* **SHORT TASK**
Exclude images, then output the remaining data verbatim.
- - - - - - -
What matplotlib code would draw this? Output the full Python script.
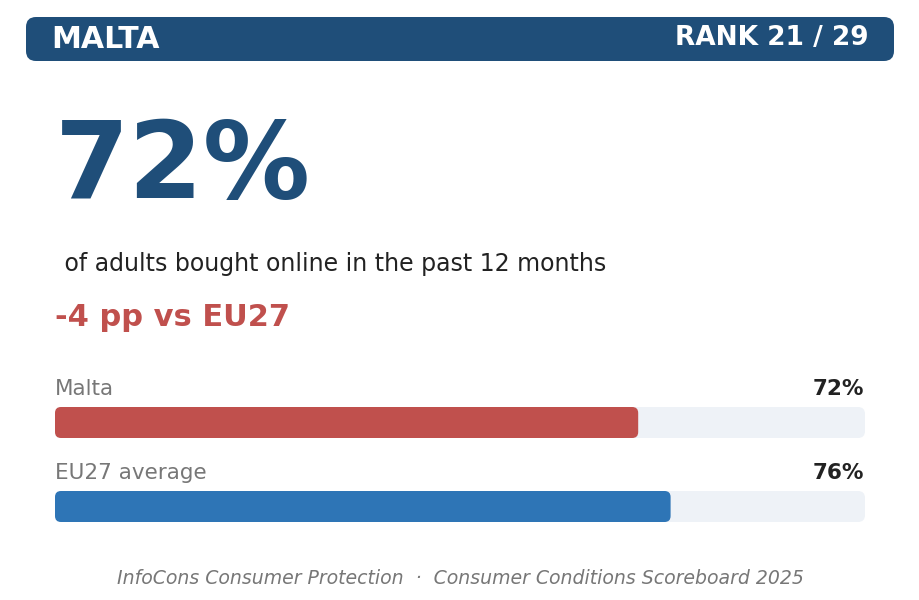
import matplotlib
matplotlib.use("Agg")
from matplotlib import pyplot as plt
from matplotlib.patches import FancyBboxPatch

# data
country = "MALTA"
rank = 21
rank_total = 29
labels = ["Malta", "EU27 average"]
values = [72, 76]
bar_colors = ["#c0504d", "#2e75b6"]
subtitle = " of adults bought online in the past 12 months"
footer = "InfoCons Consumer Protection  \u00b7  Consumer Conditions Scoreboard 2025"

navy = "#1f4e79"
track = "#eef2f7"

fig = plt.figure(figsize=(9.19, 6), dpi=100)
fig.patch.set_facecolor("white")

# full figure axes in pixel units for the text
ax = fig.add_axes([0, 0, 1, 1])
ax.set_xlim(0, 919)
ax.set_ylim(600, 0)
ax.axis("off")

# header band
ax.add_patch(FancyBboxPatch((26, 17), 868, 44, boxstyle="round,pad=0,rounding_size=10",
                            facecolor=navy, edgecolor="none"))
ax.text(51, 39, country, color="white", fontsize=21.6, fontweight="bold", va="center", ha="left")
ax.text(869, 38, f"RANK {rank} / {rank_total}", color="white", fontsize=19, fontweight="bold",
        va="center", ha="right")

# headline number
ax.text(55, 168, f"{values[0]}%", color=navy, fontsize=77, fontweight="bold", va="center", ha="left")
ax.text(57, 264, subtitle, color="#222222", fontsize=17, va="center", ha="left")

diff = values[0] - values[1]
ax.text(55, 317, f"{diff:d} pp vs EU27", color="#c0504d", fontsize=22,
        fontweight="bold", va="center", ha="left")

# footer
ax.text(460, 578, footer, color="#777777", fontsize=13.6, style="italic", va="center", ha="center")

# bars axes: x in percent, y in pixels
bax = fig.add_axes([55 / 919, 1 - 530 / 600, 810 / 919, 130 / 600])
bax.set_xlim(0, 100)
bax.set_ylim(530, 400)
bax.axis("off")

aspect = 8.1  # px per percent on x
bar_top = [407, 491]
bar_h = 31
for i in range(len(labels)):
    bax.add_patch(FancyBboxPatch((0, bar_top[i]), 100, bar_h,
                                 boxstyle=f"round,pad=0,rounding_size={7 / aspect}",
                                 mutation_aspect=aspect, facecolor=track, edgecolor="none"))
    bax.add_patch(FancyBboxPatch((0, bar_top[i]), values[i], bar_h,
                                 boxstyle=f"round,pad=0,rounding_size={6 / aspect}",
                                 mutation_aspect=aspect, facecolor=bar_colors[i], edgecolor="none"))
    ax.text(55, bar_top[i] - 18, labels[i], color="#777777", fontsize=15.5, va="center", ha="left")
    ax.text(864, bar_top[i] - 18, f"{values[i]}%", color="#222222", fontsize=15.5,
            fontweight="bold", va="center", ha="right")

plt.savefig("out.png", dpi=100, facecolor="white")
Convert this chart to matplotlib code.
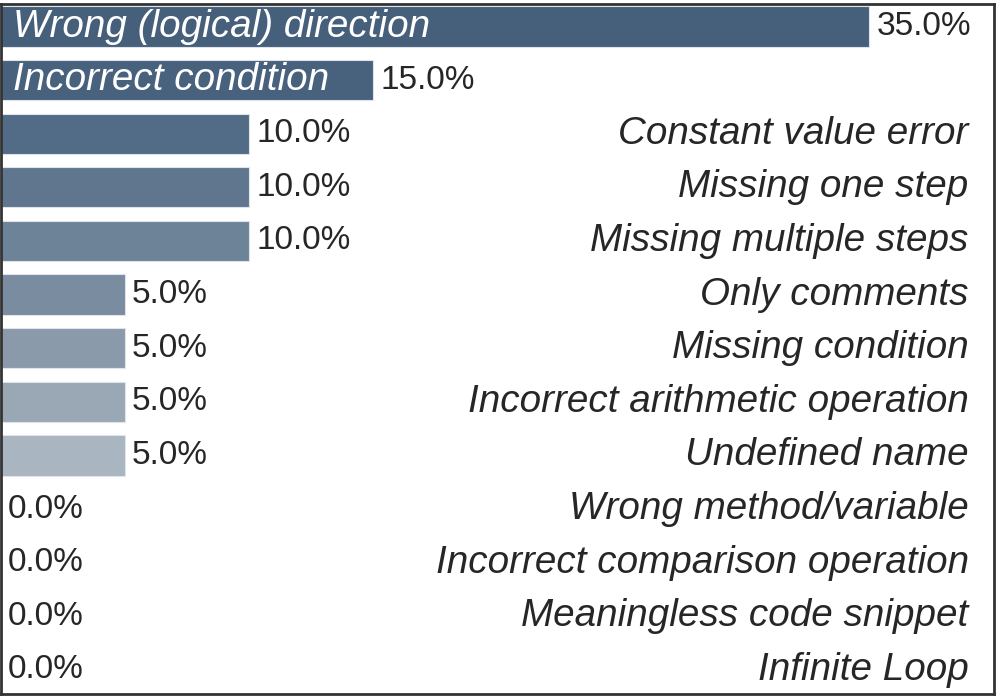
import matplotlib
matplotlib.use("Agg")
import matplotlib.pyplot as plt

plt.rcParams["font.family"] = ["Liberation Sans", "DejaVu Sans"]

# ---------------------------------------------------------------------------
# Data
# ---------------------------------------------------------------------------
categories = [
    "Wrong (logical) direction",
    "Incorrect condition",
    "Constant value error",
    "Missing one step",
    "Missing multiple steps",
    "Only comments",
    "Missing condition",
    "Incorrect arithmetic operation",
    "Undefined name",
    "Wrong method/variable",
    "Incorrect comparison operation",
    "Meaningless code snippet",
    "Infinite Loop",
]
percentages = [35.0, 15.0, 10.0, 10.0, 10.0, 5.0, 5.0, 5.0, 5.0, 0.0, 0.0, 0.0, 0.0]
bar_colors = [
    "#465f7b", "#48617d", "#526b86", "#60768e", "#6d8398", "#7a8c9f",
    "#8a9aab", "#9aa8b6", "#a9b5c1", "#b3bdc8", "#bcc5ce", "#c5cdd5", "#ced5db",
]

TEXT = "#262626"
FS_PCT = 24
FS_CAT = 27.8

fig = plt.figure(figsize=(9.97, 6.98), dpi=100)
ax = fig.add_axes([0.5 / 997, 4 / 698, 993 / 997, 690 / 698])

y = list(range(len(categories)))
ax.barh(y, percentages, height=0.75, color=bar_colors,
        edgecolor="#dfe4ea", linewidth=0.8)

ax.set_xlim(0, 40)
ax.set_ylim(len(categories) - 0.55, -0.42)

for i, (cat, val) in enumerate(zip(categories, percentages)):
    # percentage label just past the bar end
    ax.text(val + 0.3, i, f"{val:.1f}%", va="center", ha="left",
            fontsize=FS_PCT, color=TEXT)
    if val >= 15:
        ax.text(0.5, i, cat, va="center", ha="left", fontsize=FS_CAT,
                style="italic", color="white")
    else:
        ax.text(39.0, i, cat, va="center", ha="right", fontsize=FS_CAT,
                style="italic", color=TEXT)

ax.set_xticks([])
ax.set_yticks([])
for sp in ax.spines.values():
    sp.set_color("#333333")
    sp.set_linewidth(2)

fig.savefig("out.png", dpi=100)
- - - - - - -
* **RESULT OF THE EXERCISE**
What matplotlib code would draw this? Output the full Python script.
import matplotlib
matplotlib.use("Agg")
from matplotlib import pyplot as plt
from matplotlib.patches import FancyBboxPatch

# data
country = "MALTA"
rank = 21
rank_total = 29
labels = ["Malta", "EU27 average"]
values = [72, 76]
bar_colors = ["#c0504d", "#2e75b6"]
subtitle = " of adults bought online in the past 12 months"
footer = "InfoCons Consumer Protection  \u00b7  Consumer Conditions Scoreboard 2025"

navy = "#1f4e79"
track = "#eef2f7"

fig = plt.figure(figsize=(9.19, 6), dpi=100)
fig.patch.set_facecolor("white")

# full figure axes in pixel units for the text
ax = fig.add_axes([0, 0, 1, 1])
ax.set_xlim(0, 919)
ax.set_ylim(600, 0)
ax.axis("off")

# header band
ax.add_patch(FancyBboxPatch((26, 17), 868, 44, boxstyle="round,pad=0,rounding_size=10",
                            facecolor=navy, edgecolor="none"))
ax.text(51, 39, country, color="white", fontsize=21.6, fontweight="bold", va="center", ha="left")
ax.text(869, 38, f"RANK {rank} / {rank_total}", color="white", fontsize=19, fontweight="bold",
        va="center", ha="right")

# headline number
ax.text(55, 168, f"{values[0]}%", color=navy, fontsize=77, fontweight="bold", va="center", ha="left")
ax.text(57, 264, subtitle, color="#222222", fontsize=17, va="center", ha="left")

diff = values[0] - values[1]
ax.text(55, 317, f"{diff:d} pp vs EU27", color="#c0504d", fontsize=22,
        fontweight="bold", va="center", ha="left")

# footer
ax.text(460, 578, footer, color="#777777", fontsize=13.6, style="italic", va="center", ha="center")

# bars axes: x in percent, y in pixels
bax = fig.add_axes([55 / 919, 1 - 530 / 600, 810 / 919, 130 / 600])
bax.set_xlim(0, 100)
bax.set_ylim(530, 400)
bax.axis("off")

aspect = 8.1  # px per percent on x
bar_top = [407, 491]
bar_h = 31
for i in range(len(labels)):
    bax.add_patch(FancyBboxPatch((0, bar_top[i]), 100, bar_h,
                                 boxstyle=f"round,pad=0,rounding_size={7 / aspect}",
                                 mutation_aspect=aspect, facecolor=track, edgecolor="none"))
    bax.add_patch(FancyBboxPatch((0, bar_top[i]), values[i], bar_h,
                                 boxstyle=f"round,pad=0,rounding_size={6 / aspect}",
                                 mutation_aspect=aspect, facecolor=bar_colors[i], edgecolor="none"))
    ax.text(55, bar_top[i] - 18, labels[i], color="#777777", fontsize=15.5, va="center", ha="left")
    ax.text(864, bar_top[i] - 18, f"{values[i]}%", color="#222222", fontsize=15.5,
            fontweight="bold", va="center", ha="right")

plt.savefig("out.png", dpi=100, facecolor="white")
Convert this chart to matplotlib code.
import matplotlib
matplotlib.use("Agg")
import matplotlib.pyplot as plt

plt.rcParams["font.family"] = ["Liberation Sans", "DejaVu Sans"]

# ---------------------------------------------------------------------------
# Data
# ---------------------------------------------------------------------------
categories = [
    "Wrong (logical) direction",
    "Incorrect condition",
    "Constant value error",
    "Missing one step",
    "Missing multiple steps",
    "Only comments",
    "Missing condition",
    "Incorrect arithmetic operation",
    "Undefined name",
    "Wrong method/variable",
    "Incorrect comparison operation",
    "Meaningless code snippet",
    "Infinite Loop",
]
percentages = [35.0, 15.0, 10.0, 10.0, 10.0, 5.0, 5.0, 5.0, 5.0, 0.0, 0.0, 0.0, 0.0]
bar_colors = [
    "#465f7b", "#48617d", "#526b86", "#60768e", "#6d8398", "#7a8c9f",
    "#8a9aab", "#9aa8b6", "#a9b5c1", "#b3bdc8", "#bcc5ce", "#c5cdd5", "#ced5db",
]

TEXT = "#262626"
FS_PCT = 24
FS_CAT = 27.8

fig = plt.figure(figsize=(9.97, 6.98), dpi=100)
ax = fig.add_axes([0.5 / 997, 4 / 698, 993 / 997, 690 / 698])

y = list(range(len(categories)))
ax.barh(y, percentages, height=0.75, color=bar_colors,
        edgecolor="#dfe4ea", linewidth=0.8)

ax.set_xlim(0, 40)
ax.set_ylim(len(categories) - 0.55, -0.42)

for i, (cat, val) in enumerate(zip(categories, percentages)):
    # percentage label just past the bar end
    ax.text(val + 0.3, i, f"{val:.1f}%", va="center", ha="left",
            fontsize=FS_PCT, color=TEXT)
    if val >= 15:
        ax.text(0.5, i, cat, va="center", ha="left", fontsize=FS_CAT,
                style="italic", color="white")
    else:
        ax.text(39.0, i, cat, va="center", ha="right", fontsize=FS_CAT,
                style="italic", color=TEXT)

ax.set_xticks([])
ax.set_yticks([])
for sp in ax.spines.values():
    sp.set_color("#333333")
    sp.set_linewidth(2)

fig.savefig("out.png", dpi=100)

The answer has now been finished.